Radio, TV programming


Headquarters:

New York


CEO:

Joel Hollander


Market Cap:

$3.1 billion Dividend Yield: N/A*


Total Liabilities:

$335.7 million P/E Ratio: 72.76


Long-Term Debt:

$168 million

* Westwood One Inc. does not pay dividends.

As other entertainment companies look for ways out of the hole created by the advertising slump that hit last year, Westwood One Inc. has used more conservative financial strategies to remain on solid ground.

By keeping down capital expenditures, the producer and distributor of radio and TV programming has generated increases in earnings and cash flow, despite a slight drop in revenues since last year.

The company managed by Infinity Broadcasting Corp., which has an equity stake in Westwood One , has accordingly seen its stock bounce back to about $30 a share, after falling below $14 in October. Infinity is a subsidiary of Viacom Inc.

“We did better than the majority in the industry for the first six months of the year,” said Joel Hollander, Westwood One’s president and chief executive. “We managed our costs very, very efficiently and we did a very good job of bringing in new business.”

Westwood One distributes the content of CBS Radio News, CNN Radio, Fox News and the NBC Radio Network. It reported net income of $12.1 million (11 cents a diluted share) for the second quarter ended June 30, up from $10.6 million (9 cents) in the like year-earlier period.

Second-quarter revenues were $155.3 million, vs. $159.2 million in the second quarter of 2000.

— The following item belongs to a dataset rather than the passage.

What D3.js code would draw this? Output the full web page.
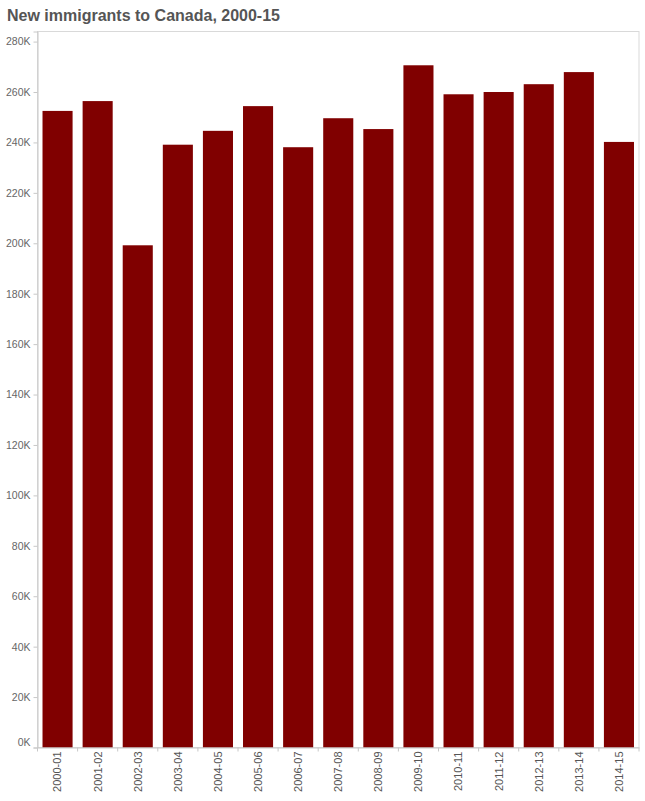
<!DOCTYPE html>
<html>
<head>
<meta charset="utf-8">
<script src="https://cdn.jsdelivr.net/npm/d3@7"></script>
<style>
  html, body { margin: 0; padding: 0; background: #fff; }
  svg { display: block; }
</style>
</head>
<body>
<svg id="chart" width="645" height="801"></svg>
<script>
const title = "New immigrants to Canada, 2000-15";
const categories = ["2000-01","2001-02","2002-03","2003-04","2004-05","2005-06","2006-07","2007-08","2008-09","2009-10","2010-11","2011-12","2012-13","2013-14","2014-15"];
const immigrants = [252500, 256400, 199200, 239100, 244600, 254400, 238100, 249600, 245300, 270600, 259100, 260000, 263100, 267900, 240200];
const yTicks = [0,20000,40000,60000,80000,100000,120000,140000,160000,180000,200000,220000,240000,260000,280000];
const yMax = 284000;

const svg = d3.select("#chart");
const pLeft = 37.5, pRight = 639, pTop = 31.5, pBottom = 747.5;

const x = d3.scaleBand().domain(categories).range([pLeft, pRight]).paddingInner(0.25).paddingOuter(0.125);
const y = d3.scaleLinear().domain([0, yMax]).range([pBottom, pTop]);

// title
svg.append("text")
  .attr("x", 7).attr("y", 21)
  .attr("font-family", "'Liberation Sans', Arial, sans-serif")
  .attr("font-weight", "bold")
  .attr("font-size", 16)
  .attr("fill", "#555")
  .text(title);

// frame
svg.append("rect")
  .attr("x", pLeft).attr("y", pTop)
  .attr("width", pRight - pLeft).attr("height", pBottom - pTop)
  .attr("fill", "none").attr("stroke", "#d9d9d9").attr("stroke-width", 1);

// bars
svg.append("g").selectAll("rect").data(categories).join("rect")
  .attr("x", d => x(d))
  .attr("y", (d, i) => y(immigrants[i]))
  .attr("width", x.bandwidth())
  .attr("height", (d, i) => y(0) - y(immigrants[i]))
  .attr("fill", "#800000");

// y axis
const yAxis = svg.append("g")
  .attr("transform", `translate(${pLeft},0)`)
  .call(d3.axisLeft(y).tickValues(yTicks).tickSize(4).tickPadding(3).tickFormat(d => (d / 1000) + "K"));
yAxis.select(".domain").attr("stroke", "#c8c8c8");
yAxis.selectAll(".tick line").attr("stroke", "#c8c8c8");
yAxis.selectAll(".tick text")
  .attr("fill", "#666")
  .attr("font-family", "'Liberation Sans', Arial, sans-serif")
  .attr("font-size", 10.5);
yAxis.selectAll(".tick").filter(d => d === 0).select("text").attr("dy", "-0.2em");

// x axis
const xAxis = svg.append("g")
  .attr("transform", `translate(0,${pBottom})`)
  .call(d3.axisBottom(x).tickSize(0).tickPadding(4));
xAxis.select(".domain").attr("stroke", "#c8c8c8");
xAxis.selectAll(".tick text")
  .attr("fill", "#555")
  .attr("font-family", "'Liberation Sans', Arial, sans-serif")
  .attr("font-size", 11)
  .attr("transform", "rotate(-90)")
  .attr("text-anchor", "end")
  .attr("x", -4)
  .attr("y", 0)
  .attr("dy", "0.35em");

// boundary ticks on x axis
const step = x.step();
const bounds = categories.map(d => x(d) - step * x.paddingInner() / 2);
bounds.push(x(categories[categories.length - 1]) + x.bandwidth() + step * x.paddingInner() / 2);
svg.append("g").selectAll("line").data(bounds).join("line")
  .attr("x1", d => d).attr("x2", d => d)
  .attr("y1", pBottom).attr("y2", pBottom + 4)
  .attr("stroke", "#c8c8c8");
</script>
</body>
</html>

The company, which is headquartered in New York but produces most of its programming in Culver City, provides everything from music to news to traffic reports for more than 7,500 radio and television stations throughout the United States. The company produces more than 150 programs, including “The Tom Leykis Show” and “Loveline,” which air on local stations.


Keeping costs down

“Westwood One focuses on programming and not station operations. They have negligible capital-spending needs,” said Edward Hatch, an analyst for SG Cowen Securities Corp.

He said the company’s management has a reputation for being “shareholder focused” and has one of the industry’s most conservative balance sheets, with a low debt-to-cash flow ratio.

Westwood One reported second-quarter cash flow (cash receipts minus cash reimbursements) of $45.1 million, up from $43.1 million in the like year-earlier period.

Estimates show Westwood One ending the year with $178 million in cash flow and about $145 million in debt, Hatch said. Others in the industry have higher debt levels, he said.

For example, radio and TV-station operator Clear Channel Communications Inc. was expected to generate $2.3 billion in cash flow with $8.7 billion in debt for 2001, Hatch said. Emmis Communications Corp. will post $207 million in cash flow and end the year with $1.4 billion in debt, he estimated.

Westwood One’s stock took a tumble last year because investors were nervous about putting money into radio and television.

“There’s sort of an investment rotation in the market. If investors are fearful over technology or advertising or machinery, a whole group of stocks will go down in sympathy,” Hatch said. “Over time, the market will differentiate between the better capitalized or better-managed (companies), and I think that led to the recovery of Westwood One.”

Of the five brokerage analysts that cover Westwood One, four, including Hatch, rate the company buy or strong buy. One, Alissa Graham of William Blair & Co., rates it a hold.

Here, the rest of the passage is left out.